• _Instructions for the task_: Return the material below in full and exactly.

--- Begin ---

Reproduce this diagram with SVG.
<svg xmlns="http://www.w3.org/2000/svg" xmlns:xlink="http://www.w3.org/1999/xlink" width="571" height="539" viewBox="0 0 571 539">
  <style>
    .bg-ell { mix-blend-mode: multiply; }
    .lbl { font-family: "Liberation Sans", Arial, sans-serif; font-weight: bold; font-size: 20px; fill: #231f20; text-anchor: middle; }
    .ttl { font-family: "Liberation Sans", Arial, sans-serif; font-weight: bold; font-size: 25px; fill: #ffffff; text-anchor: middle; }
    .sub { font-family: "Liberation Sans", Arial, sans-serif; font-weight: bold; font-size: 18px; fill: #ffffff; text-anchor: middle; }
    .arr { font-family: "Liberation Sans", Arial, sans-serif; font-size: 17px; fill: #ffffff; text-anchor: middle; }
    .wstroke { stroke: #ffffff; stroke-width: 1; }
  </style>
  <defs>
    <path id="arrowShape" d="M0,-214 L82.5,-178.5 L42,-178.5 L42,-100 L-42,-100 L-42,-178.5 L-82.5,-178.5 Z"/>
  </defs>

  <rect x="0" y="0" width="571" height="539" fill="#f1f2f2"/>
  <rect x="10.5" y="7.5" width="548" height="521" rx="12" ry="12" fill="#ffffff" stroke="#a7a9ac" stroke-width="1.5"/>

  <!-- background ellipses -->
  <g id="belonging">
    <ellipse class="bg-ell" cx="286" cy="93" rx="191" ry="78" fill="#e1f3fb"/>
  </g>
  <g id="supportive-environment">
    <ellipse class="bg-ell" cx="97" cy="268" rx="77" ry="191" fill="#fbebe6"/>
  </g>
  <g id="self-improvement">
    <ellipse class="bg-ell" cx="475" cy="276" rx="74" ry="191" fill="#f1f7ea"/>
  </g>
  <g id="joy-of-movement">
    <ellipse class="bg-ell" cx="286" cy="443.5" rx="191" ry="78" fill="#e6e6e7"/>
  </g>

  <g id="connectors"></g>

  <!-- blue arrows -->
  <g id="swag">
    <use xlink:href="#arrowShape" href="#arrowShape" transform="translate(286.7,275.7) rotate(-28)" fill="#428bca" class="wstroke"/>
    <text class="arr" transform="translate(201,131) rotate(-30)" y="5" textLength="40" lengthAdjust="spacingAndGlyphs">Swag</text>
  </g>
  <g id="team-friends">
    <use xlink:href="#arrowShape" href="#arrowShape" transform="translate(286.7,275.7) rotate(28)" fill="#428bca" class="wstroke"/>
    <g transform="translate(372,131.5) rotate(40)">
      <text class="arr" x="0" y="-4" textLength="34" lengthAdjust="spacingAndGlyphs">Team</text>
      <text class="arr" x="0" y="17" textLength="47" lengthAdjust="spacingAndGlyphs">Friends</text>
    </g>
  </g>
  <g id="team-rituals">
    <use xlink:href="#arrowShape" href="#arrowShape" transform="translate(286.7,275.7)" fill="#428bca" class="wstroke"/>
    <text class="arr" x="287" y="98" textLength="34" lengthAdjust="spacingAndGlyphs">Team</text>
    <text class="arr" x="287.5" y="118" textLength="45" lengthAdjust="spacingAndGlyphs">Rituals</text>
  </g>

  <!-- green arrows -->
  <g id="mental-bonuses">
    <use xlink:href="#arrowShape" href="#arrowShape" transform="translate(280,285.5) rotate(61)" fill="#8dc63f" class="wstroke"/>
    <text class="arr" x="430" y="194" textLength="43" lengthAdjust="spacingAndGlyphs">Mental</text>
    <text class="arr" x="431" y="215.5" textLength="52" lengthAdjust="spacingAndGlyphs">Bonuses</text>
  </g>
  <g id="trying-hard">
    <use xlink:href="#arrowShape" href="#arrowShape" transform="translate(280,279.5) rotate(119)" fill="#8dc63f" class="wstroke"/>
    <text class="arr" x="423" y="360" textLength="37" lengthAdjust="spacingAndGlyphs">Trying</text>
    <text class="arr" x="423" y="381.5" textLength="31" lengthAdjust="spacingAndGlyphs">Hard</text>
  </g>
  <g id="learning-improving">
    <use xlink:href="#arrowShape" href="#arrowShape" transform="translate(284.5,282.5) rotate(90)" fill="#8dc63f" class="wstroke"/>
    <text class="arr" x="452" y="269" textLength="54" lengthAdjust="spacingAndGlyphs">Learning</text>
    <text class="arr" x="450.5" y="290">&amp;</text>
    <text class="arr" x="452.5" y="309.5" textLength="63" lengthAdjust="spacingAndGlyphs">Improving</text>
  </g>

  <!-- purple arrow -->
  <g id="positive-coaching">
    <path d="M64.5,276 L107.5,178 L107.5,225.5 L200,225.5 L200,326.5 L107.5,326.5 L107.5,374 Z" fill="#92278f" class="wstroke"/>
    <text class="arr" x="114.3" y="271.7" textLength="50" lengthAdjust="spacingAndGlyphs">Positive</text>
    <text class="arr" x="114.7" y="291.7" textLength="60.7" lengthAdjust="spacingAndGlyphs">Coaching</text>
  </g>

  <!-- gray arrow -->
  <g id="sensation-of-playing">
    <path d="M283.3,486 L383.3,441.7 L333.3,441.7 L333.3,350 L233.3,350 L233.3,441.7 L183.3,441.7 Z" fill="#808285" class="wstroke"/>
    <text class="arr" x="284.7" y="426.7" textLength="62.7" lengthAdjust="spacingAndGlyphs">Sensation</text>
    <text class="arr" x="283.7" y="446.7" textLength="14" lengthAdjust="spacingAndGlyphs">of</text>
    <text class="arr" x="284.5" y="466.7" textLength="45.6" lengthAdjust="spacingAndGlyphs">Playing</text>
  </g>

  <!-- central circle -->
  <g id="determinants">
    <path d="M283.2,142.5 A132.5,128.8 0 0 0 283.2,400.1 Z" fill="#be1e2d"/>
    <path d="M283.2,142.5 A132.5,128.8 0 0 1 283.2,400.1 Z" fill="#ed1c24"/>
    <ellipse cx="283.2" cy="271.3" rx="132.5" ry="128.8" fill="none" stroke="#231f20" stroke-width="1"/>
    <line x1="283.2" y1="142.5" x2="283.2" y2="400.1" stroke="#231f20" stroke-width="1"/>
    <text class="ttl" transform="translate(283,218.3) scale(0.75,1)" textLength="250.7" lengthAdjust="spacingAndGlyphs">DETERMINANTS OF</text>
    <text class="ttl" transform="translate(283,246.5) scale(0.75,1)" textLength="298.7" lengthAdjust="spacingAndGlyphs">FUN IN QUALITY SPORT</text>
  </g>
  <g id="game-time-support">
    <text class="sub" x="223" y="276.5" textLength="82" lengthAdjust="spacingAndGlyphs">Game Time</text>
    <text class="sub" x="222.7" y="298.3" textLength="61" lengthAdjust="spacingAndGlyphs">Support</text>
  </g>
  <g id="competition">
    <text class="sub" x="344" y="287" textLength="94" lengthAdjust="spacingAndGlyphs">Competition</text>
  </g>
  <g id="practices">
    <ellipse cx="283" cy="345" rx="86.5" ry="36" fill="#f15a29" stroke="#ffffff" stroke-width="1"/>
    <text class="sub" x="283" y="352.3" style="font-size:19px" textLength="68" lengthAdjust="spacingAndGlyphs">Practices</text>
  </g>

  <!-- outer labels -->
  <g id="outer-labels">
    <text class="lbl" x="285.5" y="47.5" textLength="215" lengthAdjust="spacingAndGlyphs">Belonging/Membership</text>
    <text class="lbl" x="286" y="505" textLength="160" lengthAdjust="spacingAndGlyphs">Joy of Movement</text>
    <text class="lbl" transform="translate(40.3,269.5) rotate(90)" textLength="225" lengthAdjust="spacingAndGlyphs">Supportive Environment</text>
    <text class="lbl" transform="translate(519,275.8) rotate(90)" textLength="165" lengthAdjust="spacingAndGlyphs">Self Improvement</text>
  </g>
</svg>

--- End ---

• _Finished exercise_:
Reproduce this diagram with SVG.
<svg xmlns="http://www.w3.org/2000/svg" xmlns:xlink="http://www.w3.org/1999/xlink" width="571" height="539" viewBox="0 0 571 539">
  <style>
    .bg-ell { mix-blend-mode: multiply; }
    .lbl { font-family: "Liberation Sans", Arial, sans-serif; font-weight: bold; font-size: 20px; fill: #231f20; text-anchor: middle; }
    .ttl { font-family: "Liberation Sans", Arial, sans-serif; font-weight: bold; font-size: 25px; fill: #ffffff; text-anchor: middle; }
    .sub { font-family: "Liberation Sans", Arial, sans-serif; font-weight: bold; font-size: 18px; fill: #ffffff; text-anchor: middle; }
    .arr { font-family: "Liberation Sans", Arial, sans-serif; font-size: 17px; fill: #ffffff; text-anchor: middle; }
    .wstroke { stroke: #ffffff; stroke-width: 1; }
  </style>
  <defs>
    <path id="arrowShape" d="M0,-214 L82.5,-178.5 L42,-178.5 L42,-100 L-42,-100 L-42,-178.5 L-82.5,-178.5 Z"/>
  </defs>

  <rect x="0" y="0" width="571" height="539" fill="#f1f2f2"/>
  <rect x="10.5" y="7.5" width="548" height="521" rx="12" ry="12" fill="#ffffff" stroke="#a7a9ac" stroke-width="1.5"/>

  <!-- background ellipses -->
  <g id="belonging">
    <ellipse class="bg-ell" cx="286" cy="93" rx="191" ry="78" fill="#e1f3fb"/>
  </g>
  <g id="supportive-environment">
    <ellipse class="bg-ell" cx="97" cy="268" rx="77" ry="191" fill="#fbebe6"/>
  </g>
  <g id="self-improvement">
    <ellipse class="bg-ell" cx="475" cy="276" rx="74" ry="191" fill="#f1f7ea"/>
  </g>
  <g id="joy-of-movement">
    <ellipse class="bg-ell" cx="286" cy="443.5" rx="191" ry="78" fill="#e6e6e7"/>
  </g>

  <g id="connectors"></g>

  <!-- blue arrows -->
  <g id="swag">
    <use xlink:href="#arrowShape" href="#arrowShape" transform="translate(286.7,275.7) rotate(-28)" fill="#428bca" class="wstroke"/>
    <text class="arr" transform="translate(201,131) rotate(-30)" y="5" textLength="40" lengthAdjust="spacingAndGlyphs">Swag</text>
  </g>
  <g id="team-friends">
    <use xlink:href="#arrowShape" href="#arrowShape" transform="translate(286.7,275.7) rotate(28)" fill="#428bca" class="wstroke"/>
    <g transform="translate(372,131.5) rotate(40)">
      <text class="arr" x="0" y="-4" textLength="34" lengthAdjust="spacingAndGlyphs">Team</text>
      <text class="arr" x="0" y="17" textLength="47" lengthAdjust="spacingAndGlyphs">Friends</text>
    </g>
  </g>
  <g id="team-rituals">
    <use xlink:href="#arrowShape" href="#arrowShape" transform="translate(286.7,275.7)" fill="#428bca" class="wstroke"/>
    <text class="arr" x="287" y="98" textLength="34" lengthAdjust="spacingAndGlyphs">Team</text>
    <text class="arr" x="287.5" y="118" textLength="45" lengthAdjust="spacingAndGlyphs">Rituals</text>
  </g>

  <!-- green arrows -->
  <g id="mental-bonuses">
    <use xlink:href="#arrowShape" href="#arrowShape" transform="translate(280,285.5) rotate(61)" fill="#8dc63f" class="wstroke"/>
    <text class="arr" x="430" y="194" textLength="43" lengthAdjust="spacingAndGlyphs">Mental</text>
    <text class="arr" x="431" y="215.5" textLength="52" lengthAdjust="spacingAndGlyphs">Bonuses</text>
  </g>
  <g id="trying-hard">
    <use xlink:href="#arrowShape" href="#arrowShape" transform="translate(280,279.5) rotate(119)" fill="#8dc63f" class="wstroke"/>
    <text class="arr" x="423" y="360" textLength="37" lengthAdjust="spacingAndGlyphs">Trying</text>
    <text class="arr" x="423" y="381.5" textLength="31" lengthAdjust="spacingAndGlyphs">Hard</text>
  </g>
  <g id="learning-improving">
    <use xlink:href="#arrowShape" href="#arrowShape" transform="translate(284.5,282.5) rotate(90)" fill="#8dc63f" class="wstroke"/>
    <text class="arr" x="452" y="269" textLength="54" lengthAdjust="spacingAndGlyphs">Learning</text>
    <text class="arr" x="450.5" y="290">&amp;</text>
    <text class="arr" x="452.5" y="309.5" textLength="63" lengthAdjust="spacingAndGlyphs">Improving</text>
  </g>

  <!-- purple arrow -->
  <g id="positive-coaching">
    <path d="M64.5,276 L107.5,178 L107.5,225.5 L200,225.5 L200,326.5 L107.5,326.5 L107.5,374 Z" fill="#92278f" class="wstroke"/>
    <text class="arr" x="114.3" y="271.7" textLength="50" lengthAdjust="spacingAndGlyphs">Positive</text>
    <text class="arr" x="114.7" y="291.7" textLength="60.7" lengthAdjust="spacingAndGlyphs">Coaching</text>
  </g>

  <!-- gray arrow -->
  <g id="sensation-of-playing">
    <path d="M283.3,486 L383.3,441.7 L333.3,441.7 L333.3,350 L233.3,350 L233.3,441.7 L183.3,441.7 Z" fill="#808285" class="wstroke"/>
    <text class="arr" x="284.7" y="426.7" textLength="62.7" lengthAdjust="spacingAndGlyphs">Sensation</text>
    <text class="arr" x="283.7" y="446.7" textLength="14" lengthAdjust="spacingAndGlyphs">of</text>
    <text class="arr" x="284.5" y="466.7" textLength="45.6" lengthAdjust="spacingAndGlyphs">Playing</text>
  </g>

  <!-- central circle -->
  <g id="determinants">
    <path d="M283.2,142.5 A132.5,128.8 0 0 0 283.2,400.1 Z" fill="#be1e2d"/>
    <path d="M283.2,142.5 A132.5,128.8 0 0 1 283.2,400.1 Z" fill="#ed1c24"/>
    <ellipse cx="283.2" cy="271.3" rx="132.5" ry="128.8" fill="none" stroke="#231f20" stroke-width="1"/>
    <line x1="283.2" y1="142.5" x2="283.2" y2="400.1" stroke="#231f20" stroke-width="1"/>
    <text class="ttl" transform="translate(283,218.3) scale(0.75,1)" textLength="250.7" lengthAdjust="spacingAndGlyphs">DETERMINANTS OF</text>
    <text class="ttl" transform="translate(283,246.5) scale(0.75,1)" textLength="298.7" lengthAdjust="spacingAndGlyphs">FUN IN QUALITY SPORT</text>
  </g>
  <g id="game-time-support">
    <text class="sub" x="223" y="276.5" textLength="82" lengthAdjust="spacingAndGlyphs">Game Time</text>
    <text class="sub" x="222.7" y="298.3" textLength="61" lengthAdjust="spacingAndGlyphs">Support</text>
  </g>
  <g id="competition">
    <text class="sub" x="344" y="287" textLength="94" lengthAdjust="spacingAndGlyphs">Competition</text>
  </g>
  <g id="practices">
    <ellipse cx="283" cy="345" rx="86.5" ry="36" fill="#f15a29" stroke="#ffffff" stroke-width="1"/>
    <text class="sub" x="283" y="352.3" style="font-size:19px" textLength="68" lengthAdjust="spacingAndGlyphs">Practices</text>
  </g>

  <!-- outer labels -->
  <g id="outer-labels">
    <text class="lbl" x="285.5" y="47.5" textLength="215" lengthAdjust="spacingAndGlyphs">Belonging/Membership</text>
    <text class="lbl" x="286" y="505" textLength="160" lengthAdjust="spacingAndGlyphs">Joy of Movement</text>
    <text class="lbl" transform="translate(40.3,269.5) rotate(90)" textLength="225" lengthAdjust="spacingAndGlyphs">Supportive Environment</text>
    <text class="lbl" transform="translate(519,275.8) rotate(90)" textLength="165" lengthAdjust="spacingAndGlyphs">Self Improvement</text>
  </g>
</svg>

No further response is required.